Segmentation, Targeting, and Positioning
Marketing in an MBA program teaches you to segment, target and postion - STP. Who are all the possible people who could use your product? Knowing all the different segments, which one is it must lucrative to target? How do we then position ourselves in the minds of that segment? In our Models of Consumer Behavior class, we took this lesson one step further.
The paper towels market is an example of STP in action. You would think that all paper towels are all the same. After all, they are pretty standard commodity items. How different can one be from another? Well, the data shows that this is a $2.33Bn market, and Bounty, with $914.6M in revenues, has almost 40% share of the market. This should be a perfectly competitive market - because the goods are difficult to distinguish between each other. Yet, Bounty clearly has a dominant position, so it is not.
While there are many different people who use paper towels - including me - and thus many different segments, Bounty has determined that the most attractive segment is 'busy moms'. There are more of those who will buy these paper towels than there are people like me. For these busy moms, Bounty perfectly positions itself in that target's mind not as a paper towel, but as an insurance policy. For these busy moms, when the baby knocks over some milk, or what is cooking on the stove spills over - for these use cases - Bounty positions itself as, and markets itself as, the perfect solution.

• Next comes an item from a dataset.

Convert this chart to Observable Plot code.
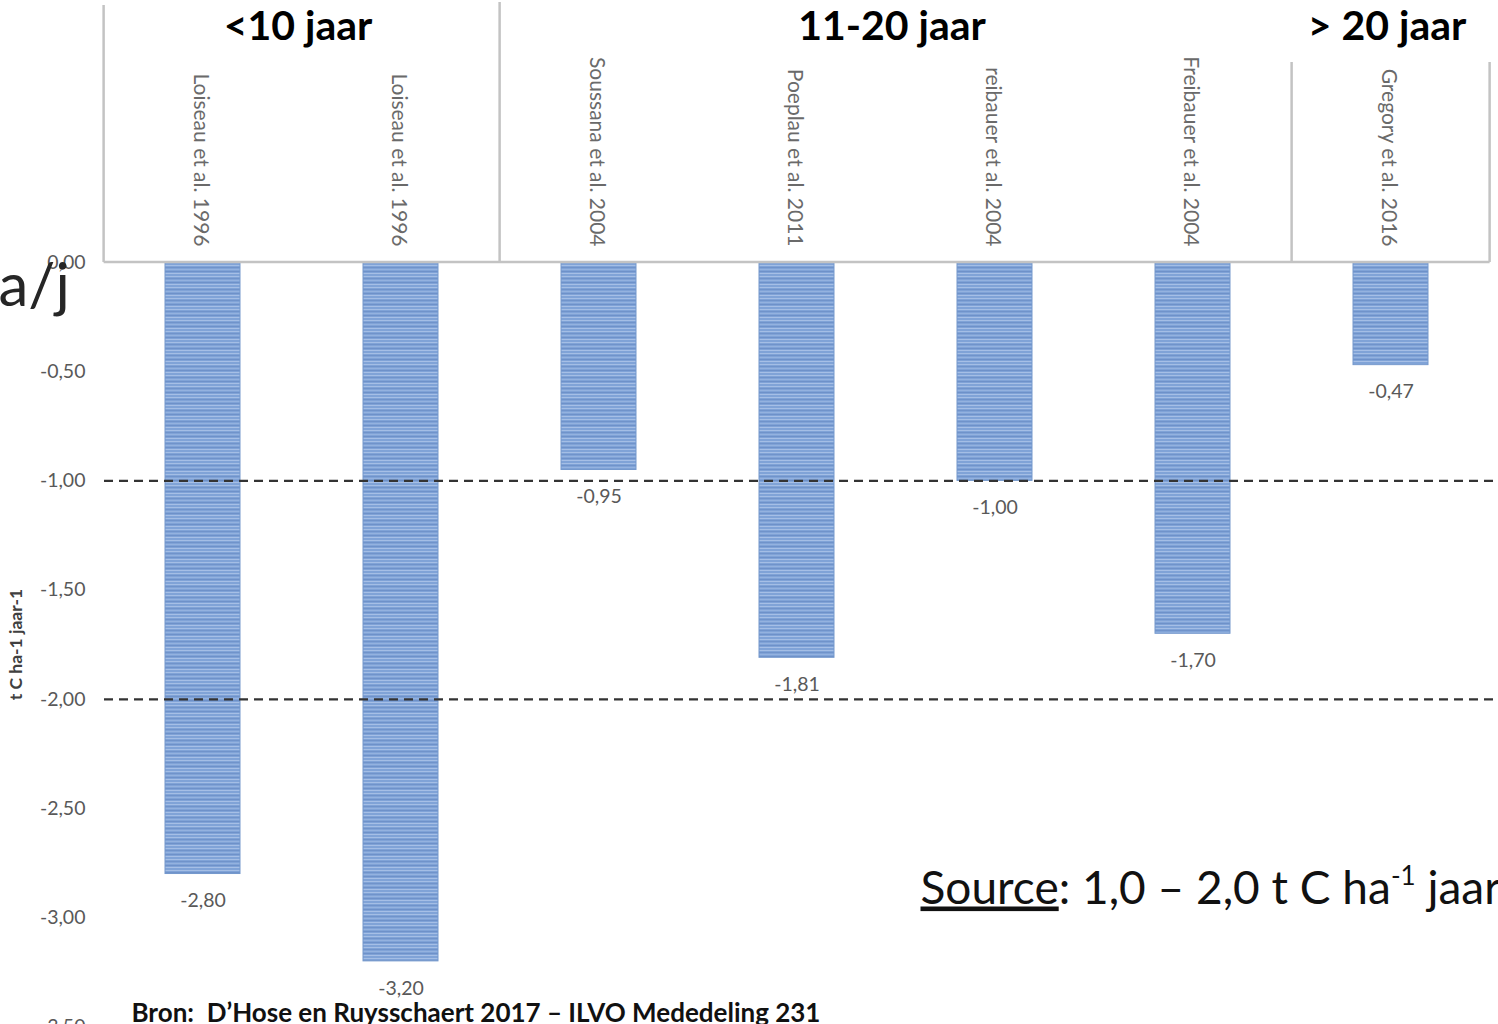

There may be twenty different brands of paper towel that function just as well as Bounty. However, it is Bounty that is shouting out to the specific segment of busy moms. It is Bounty that portrays itself in its marketing as the ideal solution for that segment's problems. Consequently, while the paper towel market should in theory be a perfectly competitive market, it is not. The products in this market are differentiated - but not through significant differences in the product. The are differentiated simply through branding and marketing.